The Conveyancing Legislation Amendment Bill 2018 was recently introduced into the NSW parliament and proposes changes to the Conveyancing Act 1919 and Real Property Act 1900, particularly in relation to off-the-plan sales contracts.

The key change will see greater disclosure obligations on vendor’s and their off-the-plan contracts with a focus on providing greater protections for purchasers.

Other minor amendments to be made will continue the NSW government’s push towards a “paperless” and electronic conveyancing system.

Some of the changes worth noting are:-

  • A disclosure statement will need to be attached to contracts for the sale and purchase of land before contracts are exchanged.
  • The disclosure statement will be required to contain a copy of the draft strata plan and other documents including a schedule of finishes.
  • The purchaser will have rights to rescind the contract in certain circumstances where there is defective or inaccurate disclosure.
  • A failure to attach the disclosure statement will be an offence and the purchaser will have contractual remedies to rescind the contract.
  • If there are any changes to the disclosure statement after the contract is exchanged but before settlement, the vendor must disclose those changes and if the purchaser is materially impacted, they can terminate the contract.
  • The vendor must serve on the purchase a copy of the registered plan and other documents and settlement will be no earlier than 21 days after the purchaser receives those documents.
  • The cooling off period for an off-the-plan contract will be extended from 5 business days to 10 business days.
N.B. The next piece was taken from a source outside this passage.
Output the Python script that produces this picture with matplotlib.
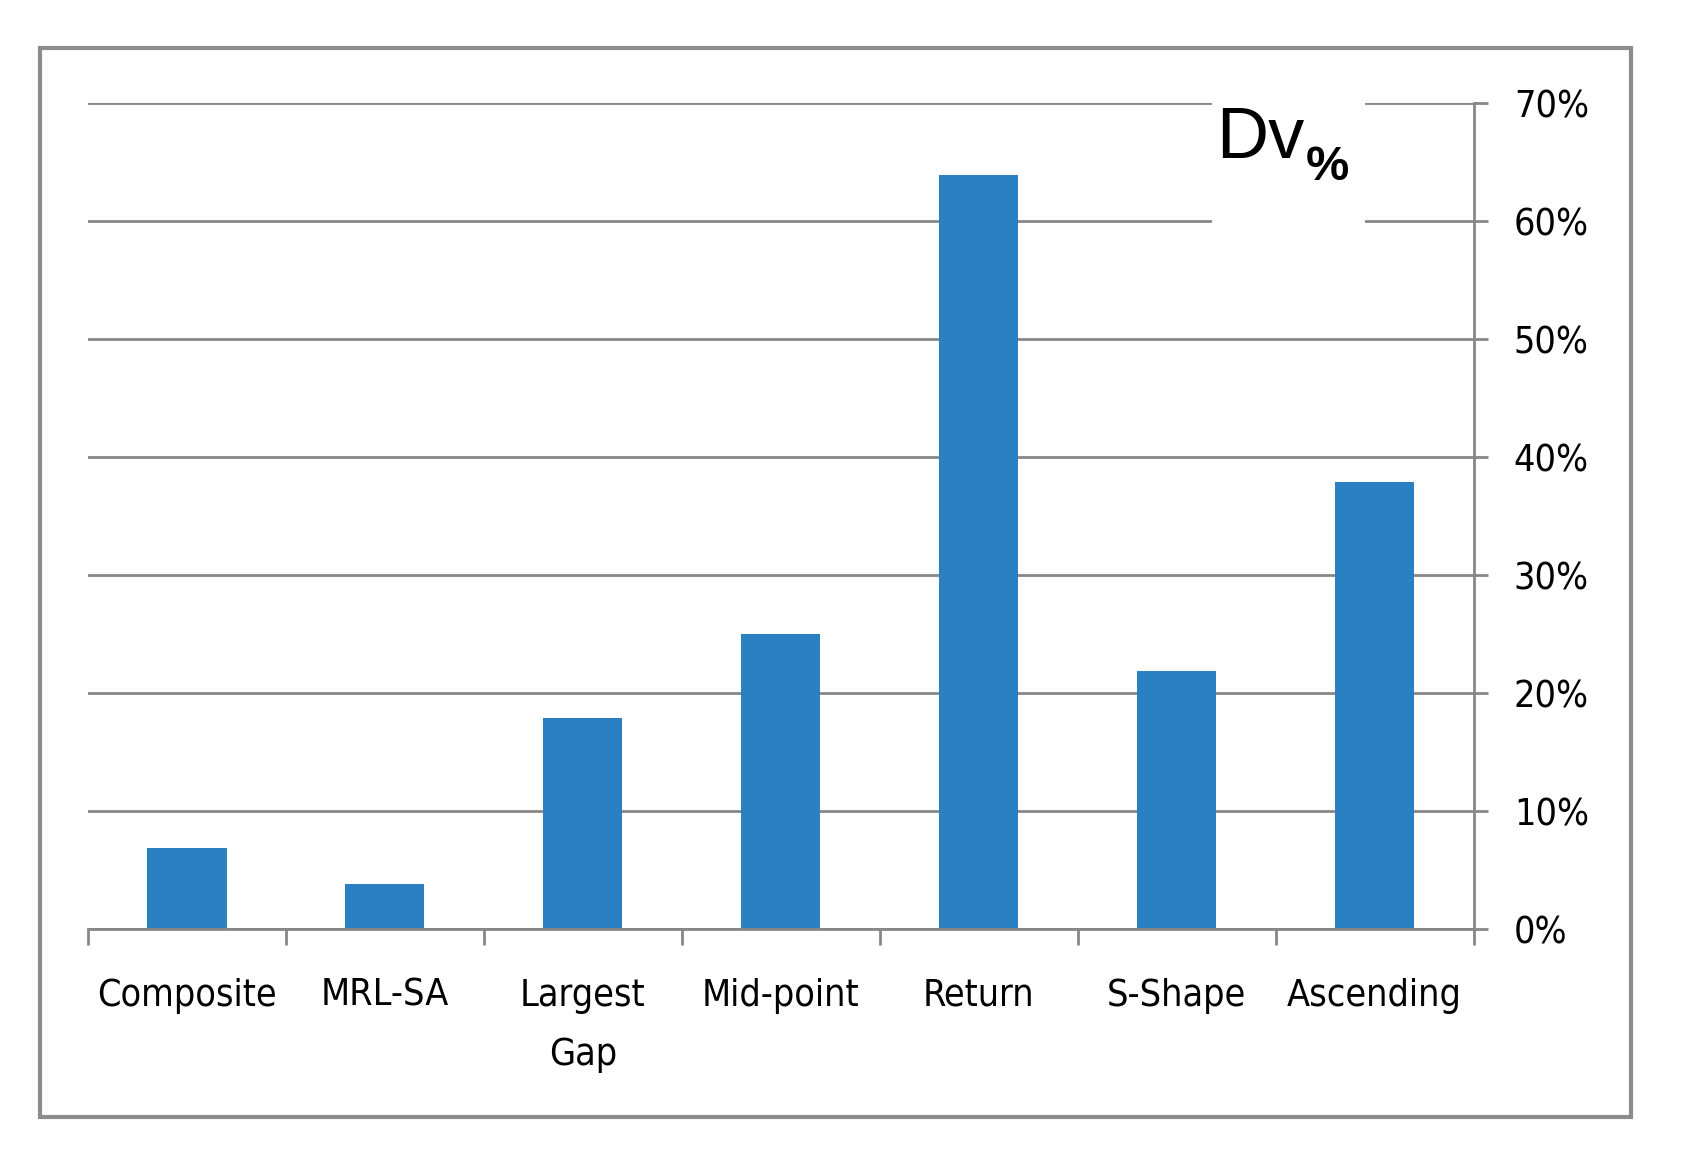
import matplotlib.pyplot as plt
from matplotlib.patches import Rectangle
import numpy as np

# Data
categories = ['Composite', 'MRL-SA', 'Largest\nGap', 'Mid-point', 'Return', 'S-Shape', 'Ascending']
dv_values = [6.9, 3.8, 17.9, 25.0, 63.9, 21.9, 37.9]
y_ticks = [0, 10, 20, 30, 40, 50, 60, 70]
y_tick_labels = ['0%', '10%', '20%', '30%', '40%', '50%', '60%', '70%']

W, H = 1684, 1160
DPI = 100
grey = '#878787'
bar_color = '#2a80c0'
label_kw = dict(fontfamily='DejaVu Sans', fontstretch='condensed', fontsize=27)

fig = plt.figure(figsize=(W / DPI, H / DPI), dpi=DPI)
fig.patch.set_facecolor('white')

# outer frame
fig.patches.append(Rectangle((40 / W, 1 - 1117 / H), (1631 - 40) / W, (1117 - 48) / H,
                             transform=fig.transFigure, fill=False,
                             edgecolor='#8c8c8c', linewidth=3.0))

ax = fig.add_axes([88 / W, 1 - 929 / H, (1473.5 - 88) / W, (929 - 103) / H])

x = np.arange(len(categories))
ax.bar(x, dv_values, width=0.40, color=bar_color, zorder=3)

ax.set_xlim(-0.5, len(categories) - 0.5)
ax.set_ylim(0, 70)

# grid
ax.set_axisbelow(True)
ax.yaxis.grid(True, color=grey, linewidth=2.0)
ax.xaxis.grid(False)

for s in ['left', 'top']:
    ax.spines[s].set_visible(False)
for s in ['right', 'bottom']:
    ax.spines[s].set_color(grey)
    ax.spines[s].set_linewidth(2.0)
    ax.spines[s].set_zorder(4)

# y axis on the right
ax.yaxis.tick_right()
ax.set_yticks(y_ticks)
ax.set_yticklabels(y_tick_labels, ha='left', **label_kw)
ax.tick_params(axis='y', direction='out', length=10, width=2, color=grey, pad=19)

# x labels centered, ticks at boundaries
ax.set_xticks(x)
ax.set_xticklabels(categories, linespacing=1.85, **label_kw)
ax.tick_params(axis='x', which='major', length=0, pad=35)
ax.set_xticks(np.arange(-0.5, len(categories), 1), minor=True)
ax.tick_params(axis='x', which='minor', direction='out', length=11.5, width=2, color=grey)

# white box behind the Dv% label
ax.add_patch(Rectangle((5.18, 58.2), 0.77, 13.5, facecolor='white', edgecolor='none',
                       zorder=2, clip_on=False))
ax.text(5.20, 65.3, 'Dv', fontsize=52, fontfamily=['Liberation Sans', 'DejaVu Sans'],
        va='baseline', ha='left', zorder=5)
ax.text(5.65, 63.5, '%', fontsize=35, fontweight='bold',
        fontfamily=['Liberation Sans', 'DejaVu Sans'], va='baseline', ha='left', zorder=5)

plt.savefig('out.png', dpi=DPI)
There will also be restrictions as to how much this period can be shortened.
  • Deposits for off-the-plan contracts will need to be held in a trust account and may be invested but cannot be released to the vendor prior to settlement.

The above changes are very similar to the existing regime in Queensland but with subtle differences (as is always the case).

Other minor changes will assist with the electronic conveyancing system and provide for documents to be electronically signed.

Compliance with these changes will be particularly important as a failure to comply may give the purchaser an ability to terminate the contract prior to completion.